A number of theories are put forward to account for the Sudden Departure, but there’s no conclusive explanation. Remember, three years have passed between the Sudden Departure and the main events in the novel. The characters have gotten used to not knowing. We live with all sorts of uncertainties it’s the human condition.

Reverend Matt Jamison seems like the most likely character to exist after October 14th.  It is the reverend who spends his time trying to prove to everyone that it couldn’t have been the Rapture because he was left behind.  He produces a rag about all of the taken and what awful people they were but he disappears quickly.  I’d hoped for more proof.  Did you want your readers to believe in the Rapture and not side with the Reverend?

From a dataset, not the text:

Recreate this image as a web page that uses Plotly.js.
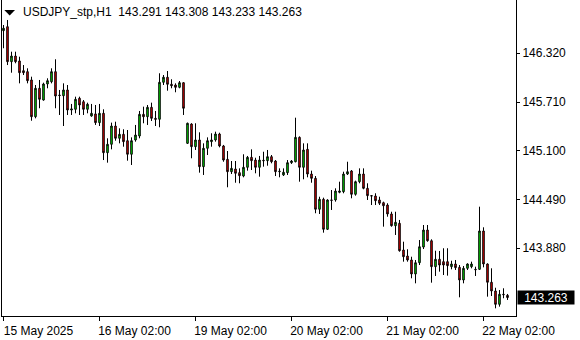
<!DOCTYPE html>
<html>
<head>
<meta charset="utf-8">
<script src="https://cdn.plot.ly/plotly-3.0.1.min.js"></script>
<style>html,body{margin:0;padding:0;background:#fff;}#chart{width:580px;height:340px;}</style>
</head>
<body>
<div id="chart"></div>
<script>
// USDJPY_stp H1 candles, 15 May 2025 02:00 .. 22 May 2025 08:00
const openP = [146.603,146.653,146.215,146.286,146.224,146.102,146.090,145.986,145.526,145.882,
145.735,145.936,145.964,146.090,145.798,145.789,145.861,145.610,145.619,145.757,
145.714,145.619,145.535,145.561,145.452,145.569,145.076,145.181,145.410,145.256,
145.306,145.226,145.056,145.235,145.285,145.556,145.526,145.644,145.506,145.494,
145.957,146.020,145.932,145.923,145.894,145.952,145.193,145.435,145.151,145.235,
144.901,145.131,145.214,145.235,145.310,145.160,144.993,144.838,144.872,144.826,
144.784,144.893,145.018,144.984,144.893,144.981,144.976,145.026,144.972,144.838,
144.797,144.826,144.951,144.963,145.268,144.893,145.118,144.809,144.755,144.368,
144.493,144.117,144.484,144.484,144.580,144.588,144.809,144.847,144.555,144.713,
144.809,144.630,144.538,144.534,144.484,144.450,144.421,144.309,144.162,144.192,
143.858,143.783,143.733,143.558,143.699,143.895,144.108,143.974,143.649,143.742,
143.712,143.712,143.649,143.683,143.641,143.483,143.629,143.649,143.616,143.616,
144.096,143.683,143.454,143.345,143.178,143.304,143.291];
const highP = [146.674,146.737,146.340,146.340,146.277,146.173,146.132,146.027,145.923,145.986,
145.952,146.007,146.132,146.245,145.861,145.944,145.923,145.686,145.777,145.777,
145.735,145.702,145.686,145.673,145.686,145.619,145.256,145.452,145.464,145.381,
145.369,145.360,145.268,145.423,145.598,145.652,145.673,145.702,145.598,146.070,
146.048,146.098,145.995,145.944,145.973,145.957,145.452,145.444,145.444,145.331,
145.193,145.268,145.319,145.339,145.326,145.173,145.097,144.972,144.972,144.880,
145.056,145.035,145.118,145.013,145.035,145.088,145.110,145.047,144.984,144.880,
144.880,144.984,144.984,145.514,145.280,145.193,145.193,144.851,144.784,144.525,
144.513,144.493,144.609,144.630,144.713,144.838,144.963,144.859,144.726,144.880,
144.880,144.693,144.546,144.568,144.525,144.463,144.443,144.337,144.337,144.234,
143.962,143.867,143.774,143.733,143.983,144.171,144.171,143.992,143.849,143.846,
143.880,143.880,143.724,143.733,143.670,143.658,143.691,143.712,143.649,144.400,
144.142,143.690,143.629,143.386,143.357,143.379,143.308];
const lowP = [146.383,146.173,146.077,146.195,145.944,146.048,145.944,145.476,145.506,145.632,
145.727,145.882,145.944,145.632,145.548,145.410,145.548,145.548,145.569,145.548,
145.548,145.569,145.526,145.423,145.410,144.984,144.951,145.118,145.226,145.193,
145.151,144.976,144.922,145.214,145.256,145.444,145.423,145.473,145.410,145.394,
145.923,145.852,145.882,145.832,145.882,145.548,145.185,145.006,145.110,144.826,
144.797,145.047,145.151,145.214,145.143,144.963,144.643,144.809,144.700,144.693,
144.768,144.851,144.859,144.818,144.776,144.901,144.913,144.943,144.784,144.768,
144.784,144.797,144.935,144.955,144.713,144.743,144.768,144.700,144.318,144.309,
144.075,144.108,144.359,144.463,144.568,144.568,144.797,144.505,144.538,144.693,
144.618,144.484,144.421,144.421,144.421,144.150,144.275,144.150,144.046,143.837,
143.712,143.712,143.504,143.441,143.670,143.870,143.962,143.449,143.533,143.587,
143.545,143.537,143.616,143.608,143.266,143.441,143.608,143.629,143.533,143.608,
143.641,143.274,143.282,143.128,143.149,143.254,143.233];
const closeP = [146.633,146.215,146.286,146.215,146.077,146.077,145.977,145.526,145.882,145.744,
145.936,145.977,146.090,145.785,145.792,145.861,145.610,145.623,145.744,145.673,
145.619,145.682,145.569,145.452,145.569,145.076,145.181,145.410,145.256,145.306,
145.214,145.056,145.226,145.297,145.556,145.526,145.644,145.506,145.494,145.957,
146.020,145.932,145.914,145.894,145.952,145.632,145.444,145.151,145.235,144.901,
145.131,145.226,145.235,145.310,145.160,144.984,144.838,144.880,144.818,144.788,
144.893,145.018,144.976,144.893,144.984,144.976,145.026,144.963,144.838,144.843,
144.831,144.951,144.972,145.268,144.893,145.110,144.809,144.755,144.368,144.493,
144.117,144.484,144.480,144.596,144.596,144.809,144.838,144.555,144.713,144.809,
144.630,144.538,144.534,144.475,144.443,144.412,144.309,144.162,144.205,143.849,
143.774,143.733,143.558,143.699,143.899,144.108,143.974,143.649,143.742,143.670,
143.670,143.662,143.683,143.637,143.483,143.629,143.683,143.683,143.612,144.096,
143.683,143.454,143.345,143.178,143.304,143.299,143.263];

const xTickBars = [0, 24, 48, 72, 96, 120];
const xTickLabels = ['15 May 2025', '16 May 02:00', '19 May 02:00', '20 May 02:00', '21 May 02:00', '22 May 02:00'];
const yTickVals = [146.320, 145.710, 145.100, 144.490, 143.880];
const symbol = 'USDJPY_stp,H1';
const lastBar = {open: 143.291, high: 143.308, low: 143.233, close: 143.263};

const barIdx = openP.map((_, i) => i);
const FONT = 'Liberation Sans, Arial, sans-serif';

const trace = {
  type: 'candlestick',
  x: barIdx,
  open: openP, high: highP, low: lowP, close: closeP,
  increasing: {line: {color: '#000000', width: 1}, fillcolor: '#00ff00'},
  decreasing: {line: {color: '#000000', width: 1}, fillcolor: '#ff0000'},
  whiskerwidth: 0,
  hoverinfo: 'skip'
};

const layout = {
  width: 580, height: 340,
  margin: {l: 2, r: 64, t: 0, b: 24, pad: 0},
  paper_bgcolor: '#ffffff', plot_bgcolor: '#ffffff',
  showlegend: false,
  boxgap: 0.45,
  font: {family: FONT, size: 12, color: '#000000'},
  xaxis: {
    type: 'linear',
    range: [-0.375, 128.125],
    rangeslider: {visible: false},
    showgrid: false, zeroline: false,
    showline: true, linecolor: '#000000', linewidth: 1,
    ticks: 'outside', ticklen: 4, tickcolor: '#000000', tickwidth: 1,
    tickmode: 'array', tickvals: xTickBars, ticktext: xTickLabels,
    ticklabelshift: 35,
    tickfont: {family: FONT, size: 12, color: '#000000'},
    fixedrange: true
  },
  yaxis: {
    side: 'right',
    range: [143.032, 146.987],
    showgrid: false, zeroline: false,
    showline: true, mirror: true, linecolor: '#000000', linewidth: 1,
    ticks: 'outside', ticklen: 3, tickcolor: '#000000', tickwidth: 1,
    tickmode: 'array', tickvals: yTickVals, ticktext: yTickVals.map(v => v.toFixed(3)),
    tickfont: {family: FONT, size: 12, color: '#000000'},
    fixedrange: true
  },
  shapes: [{
    type: 'path', xref: 'paper', yref: 'paper',
    xsizemode: 'pixel', ysizemode: 'pixel', xanchor: 0, yanchor: 1,
    path: 'M 2.3 -10 L 13 -10 L 7.7 -15.5 Z',
    fillcolor: '#000000', line: {width: 0}
  }],
  annotations: [
    {
      xref: 'paper', yref: 'paper', x: 0, y: 1, xanchor: 'left', yanchor: 'top',
      xshift: 18.5, yshift: -3, showarrow: false,
      text: symbol + '\u00a0\u00a0' + [lastBar.open, lastBar.high, lastBar.low, lastBar.close].map(v => v.toFixed(3)).join(' '),
      font: {family: FONT, size: 12, color: '#000000'}
    },
    {
      xref: 'paper', yref: 'y', x: 1, y: lastBar.close, xanchor: 'left', yanchor: 'middle',
      xshift: 1, showarrow: false, text: lastBar.close.toFixed(3),
      bgcolor: '#000000', width: 54, height: 11, borderpad: 1,
      font: {family: FONT, size: 12, color: '#ffffff'}
    }
  ]
};

Plotly.newPlot('chart', [trace], layout, {staticPlot: true, displayModeBar: false});
</script>
</body>
</html>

Jamison is an orthodox evangelical Christian. He can’t understand why he hasn’t been taken in the Rapture. His response is to become a Rapture denier and document the ways in which the people who disappeared failed to live up to Christian standards. He does this not because he’s interested in the truth, but because he’s been deeply wounded by the idea those awful people might have been chosen by God while he’d been left behind.

The Guilty Remnant is the strangest invention ever.  They smoke, stare at people, wear white and suffer bad accommodations.  Eventually, they begin to kill each other.  Is this what guilt actually does to a person?  Makes them suffer and eventually kills them?

Religious history is full of people who proclaim their unworthiness, mortify their flesh, and withdraw from the world. But the Guilty Remnant have a political objective as well they want to act as “Living Reminders,” to keep their neighbors from forgetting the Sudden Departure and moving on with their lives.

I’m not a fan of taking something apart to find out how it fits together.  In fact, though I certainly believe criticism has its uses, I’ve always hated the proverbial questions like “whose story is this?”  But whose story is this?

It’s the story of the Garvey family, and the town of Mapleton.

So we’ve already established that all the heroes have disappeared.  There isn’t a real villainous character either.  Is this purposeful?  In a lot of current fiction, the characters are all Joe Blows in somewhat interesting settings.  They are not dastardly, sad or truly evil, just kind of living their lives and not necessarily in quiet desperation.  Does this describe the 21st century state of mankind?  Are we reading about ourselves? Really?

I don’t think about huge generalizations like this when I write.

Once more, and I know I’ve already asked.  I’m throwing you off by placement.  There isn’t any real investigation into the disappearances.  Is this because people have simply accepted what they can’t explain?  Is this the new religion or a simple adaptation to what it was always like to have faith?

The investigations were inconclusive. People have no choice but to accept what they can’t explain. Scientists can’t explain why we need to sleep. But we all still go to sleep every night.

On page 297, “Kevin sensed a shift in the collective mood … It didn’t matter what happened in the world genocidal wars, natural disasters, unspeakable crimes, mass disappearances, whatever, – eventually people get tired of brooding about it.” “On balance, he thought, it was probably a good thing.”  It seems like you’re telling all of your characters and readers not to waste a minute on anything they can’t control.  Is this true?  It just took 333+ pages and however many reader hours to get to it?

Kevin is saying this, not me. The book is about the ways various characters react to an inexplicable tragic event. This is one way. You seem obsessed with getting a simple answer to a complicated question. It’s not a great way to read a novel.

On page 338, you mention “the conviction that fun was still possible …” But no one really seems to want to have any.  Even as Tom heads to the Poconos, somehow it doesn’t sound like any fun.  Is fun overrated?

Not in my book.

In the book, Laurie, the character that first seems like she might be the one to redeem herself makes the worst choice of all. There is absolutely no explanation in the story for her lousy choices. Can you explain them to me? Can and do “supposedly normal” people just calmly go off the deep end?

There’s a lot of explanation in the book for her choices. But if you haven’t seen “supposedly normal people” going off the deep end, you live in a different world than I do.